:: Request ::
Everything in the data should be repeated exactly, save for the images.

════════════════

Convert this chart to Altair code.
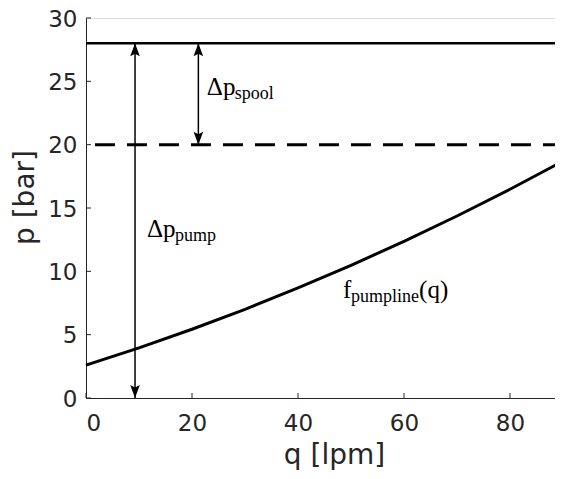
import altair as alt
import pandas as pd

# curve f_pumpline(q)
q_curve = [0, 10, 20, 30, 40, 50, 60, 70, 80, 90]
p_curve = [2.6, 3.96, 5.43, 7.00, 8.69, 10.47, 12.37, 14.37, 16.48, 18.70]

# pressure levels
level_p = [28, 20]
level_kind = ["relief", "spool"]

# double arrows
arrow_q = [9.25, 21.2]
arrow_lo = [0, 20]
arrow_hi = [28, 28]

# labels
lab_q = [22.8, 11.5, 48.5]
lab_p = [23.92, 12.71, 7.89]
lab_main = ["Δp", "Δp", "f"]
lab_sub = ["spool", "pump", "pumpline"]

x_ticks = [0, 20, 40, 60, 80]
y_ticks = [0, 5, 10, 15, 20, 25, 30]

W, H = 477, 380
AX = "#262626"

xs = alt.Scale(domain=[0, 90], nice=False, zero=False)
ys = alt.Scale(domain=[0, 30], nice=False, zero=False)

curve_df = pd.DataFrame({"q": q_curve, "p": p_curve})
lev_df = pd.DataFrame({"p": level_p, "kind": level_kind})
arr_df = pd.DataFrame({"q": arrow_q, "lo": arrow_lo, "hi": arrow_hi})
lab_df = pd.DataFrame({"q": lab_q, "p": lab_p, "main": lab_main, "sub": lab_sub})
xt_df = pd.DataFrame({"v": x_ticks})
yt_df = pd.DataFrame({"v": y_ticks})

xaxis = alt.Axis(values=x_ticks, ticks=False, grid=False, labelFont="DejaVu Sans",
                 labelFontSize=23, labelColor=AX, titleFont="DejaVu Sans",
                 titleFontSize=28, titleFontWeight="normal", titleColor=AX,
                 domainColor=AX, domainWidth=1, labelPadding=14,
                 titleX=248, titleY=65, titleBaseline="alphabetic",
                 titleAlign="center")
yaxis = alt.Axis(values=y_ticks, ticks=False, grid=False, labelFont="DejaVu Sans",
                 labelFontSize=23, labelColor=AX, titleFont="DejaVu Sans",
                 titleFontSize=28, titleFontWeight="normal", titleColor=AX,
                 domainColor=AX, domainWidth=1, labelPadding=9, labelOffset=1,
                 titleX=-53, titleY=179, titleBaseline="alphabetic",
                 titleAlign="center", titleAngle=270)

base_curve = alt.Chart(curve_df).mark_line(color="black", strokeWidth=3).encode(
    x=alt.X("q:Q", scale=xs, axis=xaxis, title="q [lpm]"),
    y=alt.Y("p:Q", scale=ys, axis=yaxis, title="p [bar]"),
)

relief = alt.Chart(lev_df).transform_filter(alt.datum.kind == "relief").mark_rule(
    color="black", strokeWidth=2.5).encode(y=alt.Y("p:Q", scale=ys))
spool = alt.Chart(lev_df).transform_filter(alt.datum.kind == "spool").mark_rule(
    color="black", strokeWidth=3, strokeDash=[20, 12]).encode(y=alt.Y("p:Q", scale=ys))

shafts = alt.Chart(arr_df).mark_rule(color="black", strokeWidth=1.5).encode(
    x=alt.X("q:Q", scale=xs), y=alt.Y("lo:Q", scale=ys), y2="hi:Q")

up_path = "M0,0L0.74,2L0,1.6L-0.74,2Z"
down_path = "M0,0L0.74,-2L0,-1.6L-0.74,-2Z"
heads_up = alt.Chart(arr_df).mark_point(shape=up_path, filled=True, size=169,
                                        color="black", opacity=1, strokeWidth=0).encode(
    x=alt.X("q:Q", scale=xs), y=alt.Y("hi:Q", scale=ys))
heads_dn = alt.Chart(arr_df).mark_point(shape=down_path, filled=True, size=169,
                                        color="black", opacity=1, strokeWidth=0).encode(
    x=alt.X("q:Q", scale=xs), y=alt.Y("lo:Q", scale=ys))

# tick marks pointing inward
yticks = alt.Chart(yt_df).mark_rule(color=AX, strokeWidth=1).encode(
    y=alt.Y("v:Q", scale=ys), x=alt.value(0), x2=alt.value(5))
xticks = alt.Chart(xt_df).mark_rule(color=AX, strokeWidth=1).encode(
    x=alt.X("v:Q", scale=xs), y=alt.value(H), y2=alt.value(H - 5))

SERIF = "Liberation Serif"
main_txt = alt.Chart(lab_df).mark_text(font=SERIF, fontSize=25, align="left",
                                       baseline="alphabetic", color="black").encode(
    x=alt.X("q:Q", scale=xs), y=alt.Y("p:Q", scale=ys), text="main:N")
sub_dp = alt.Chart(lab_df).transform_filter(alt.datum.main == "Δp").mark_text(
    font=SERIF, fontSize=18, align="left", baseline="alphabetic", color="black",
    dx=28, dy=4).encode(x=alt.X("q:Q", scale=xs), y=alt.Y("p:Q", scale=ys), text="sub:N")
sub_f = alt.Chart(lab_df).transform_filter(alt.datum.main == "f").mark_text(
    font=SERIF, fontSize=18, align="left", baseline="alphabetic", color="black",
    dx=8, dy=4).encode(x=alt.X("q:Q", scale=xs), y=alt.Y("p:Q", scale=ys), text="sub:N")
arg_f = alt.Chart(lab_df).transform_filter(alt.datum.main == "f").mark_text(
    font=SERIF, fontSize=25, align="left", baseline="alphabetic", color="black",
    dx=76).encode(x=alt.X("q:Q", scale=xs), y=alt.Y("p:Q", scale=ys),
                  text=alt.value("(q)"))

chart = alt.layer(
    base_curve, relief, spool, shafts, heads_up, heads_dn, yticks, xticks,
    main_txt, sub_dp, sub_f, arg_f
).properties(
    width=W, height=H,
    autosize=alt.AutoSizeParams(type="none"),
    padding={"left": 78, "top": 10, "right": -8, "bottom": 73},
).configure_view(stroke=None).configure(background="white")

chart.save("out.html", embed_options={"renderer": "svg", "actions": False})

════════════════

:: Result of this exercise ::
Convert this chart to Altair code.
import altair as alt
import pandas as pd

# curve f_pumpline(q)
q_curve = [0, 10, 20, 30, 40, 50, 60, 70, 80, 90]
p_curve = [2.6, 3.96, 5.43, 7.00, 8.69, 10.47, 12.37, 14.37, 16.48, 18.70]

# pressure levels
level_p = [28, 20]
level_kind = ["relief", "spool"]

# double arrows
arrow_q = [9.25, 21.2]
arrow_lo = [0, 20]
arrow_hi = [28, 28]

# labels
lab_q = [22.8, 11.5, 48.5]
lab_p = [23.92, 12.71, 7.89]
lab_main = ["Δp", "Δp", "f"]
lab_sub = ["spool", "pump", "pumpline"]

x_ticks = [0, 20, 40, 60, 80]
y_ticks = [0, 5, 10, 15, 20, 25, 30]

W, H = 477, 380
AX = "#262626"

xs = alt.Scale(domain=[0, 90], nice=False, zero=False)
ys = alt.Scale(domain=[0, 30], nice=False, zero=False)

curve_df = pd.DataFrame({"q": q_curve, "p": p_curve})
lev_df = pd.DataFrame({"p": level_p, "kind": level_kind})
arr_df = pd.DataFrame({"q": arrow_q, "lo": arrow_lo, "hi": arrow_hi})
lab_df = pd.DataFrame({"q": lab_q, "p": lab_p, "main": lab_main, "sub": lab_sub})
xt_df = pd.DataFrame({"v": x_ticks})
yt_df = pd.DataFrame({"v": y_ticks})

xaxis = alt.Axis(values=x_ticks, ticks=False, grid=False, labelFont="DejaVu Sans",
                 labelFontSize=23, labelColor=AX, titleFont="DejaVu Sans",
                 titleFontSize=28, titleFontWeight="normal", titleColor=AX,
                 domainColor=AX, domainWidth=1, labelPadding=14,
                 titleX=248, titleY=65, titleBaseline="alphabetic",
                 titleAlign="center")
yaxis = alt.Axis(values=y_ticks, ticks=False, grid=False, labelFont="DejaVu Sans",
                 labelFontSize=23, labelColor=AX, titleFont="DejaVu Sans",
                 titleFontSize=28, titleFontWeight="normal", titleColor=AX,
                 domainColor=AX, domainWidth=1, labelPadding=9, labelOffset=1,
                 titleX=-53, titleY=179, titleBaseline="alphabetic",
                 titleAlign="center", titleAngle=270)

base_curve = alt.Chart(curve_df).mark_line(color="black", strokeWidth=3).encode(
    x=alt.X("q:Q", scale=xs, axis=xaxis, title="q [lpm]"),
    y=alt.Y("p:Q", scale=ys, axis=yaxis, title="p [bar]"),
)

relief = alt.Chart(lev_df).transform_filter(alt.datum.kind == "relief").mark_rule(
    color="black", strokeWidth=2.5).encode(y=alt.Y("p:Q", scale=ys))
spool = alt.Chart(lev_df).transform_filter(alt.datum.kind == "spool").mark_rule(
    color="black", strokeWidth=3, strokeDash=[20, 12]).encode(y=alt.Y("p:Q", scale=ys))

shafts = alt.Chart(arr_df).mark_rule(color="black", strokeWidth=1.5).encode(
    x=alt.X("q:Q", scale=xs), y=alt.Y("lo:Q", scale=ys), y2="hi:Q")

up_path = "M0,0L0.74,2L0,1.6L-0.74,2Z"
down_path = "M0,0L0.74,-2L0,-1.6L-0.74,-2Z"
heads_up = alt.Chart(arr_df).mark_point(shape=up_path, filled=True, size=169,
                                        color="black", opacity=1, strokeWidth=0).encode(
    x=alt.X("q:Q", scale=xs), y=alt.Y("hi:Q", scale=ys))
heads_dn = alt.Chart(arr_df).mark_point(shape=down_path, filled=True, size=169,
                                        color="black", opacity=1, strokeWidth=0).encode(
    x=alt.X("q:Q", scale=xs), y=alt.Y("lo:Q", scale=ys))

# tick marks pointing inward
yticks = alt.Chart(yt_df).mark_rule(color=AX, strokeWidth=1).encode(
    y=alt.Y("v:Q", scale=ys), x=alt.value(0), x2=alt.value(5))
xticks = alt.Chart(xt_df).mark_rule(color=AX, strokeWidth=1).encode(
    x=alt.X("v:Q", scale=xs), y=alt.value(H), y2=alt.value(H - 5))

SERIF = "Liberation Serif"
main_txt = alt.Chart(lab_df).mark_text(font=SERIF, fontSize=25, align="left",
                                       baseline="alphabetic", color="black").encode(
    x=alt.X("q:Q", scale=xs), y=alt.Y("p:Q", scale=ys), text="main:N")
sub_dp = alt.Chart(lab_df).transform_filter(alt.datum.main == "Δp").mark_text(
    font=SERIF, fontSize=18, align="left", baseline="alphabetic", color="black",
    dx=28, dy=4).encode(x=alt.X("q:Q", scale=xs), y=alt.Y("p:Q", scale=ys), text="sub:N")
sub_f = alt.Chart(lab_df).transform_filter(alt.datum.main == "f").mark_text(
    font=SERIF, fontSize=18, align="left", baseline="alphabetic", color="black",
    dx=8, dy=4).encode(x=alt.X("q:Q", scale=xs), y=alt.Y("p:Q", scale=ys), text="sub:N")
arg_f = alt.Chart(lab_df).transform_filter(alt.datum.main == "f").mark_text(
    font=SERIF, fontSize=25, align="left", baseline="alphabetic", color="black",
    dx=76).encode(x=alt.X("q:Q", scale=xs), y=alt.Y("p:Q", scale=ys),
                  text=alt.value("(q)"))

chart = alt.layer(
    base_curve, relief, spool, shafts, heads_up, heads_dn, yticks, xticks,
    main_txt, sub_dp, sub_f, arg_f
).properties(
    width=W, height=H,
    autosize=alt.AutoSizeParams(type="none"),
    padding={"left": 78, "top": 10, "right": -8, "bottom": 73},
).configure_view(stroke=None).configure(background="white")

chart.save("out.html", embed_options={"renderer": "svg", "actions": False})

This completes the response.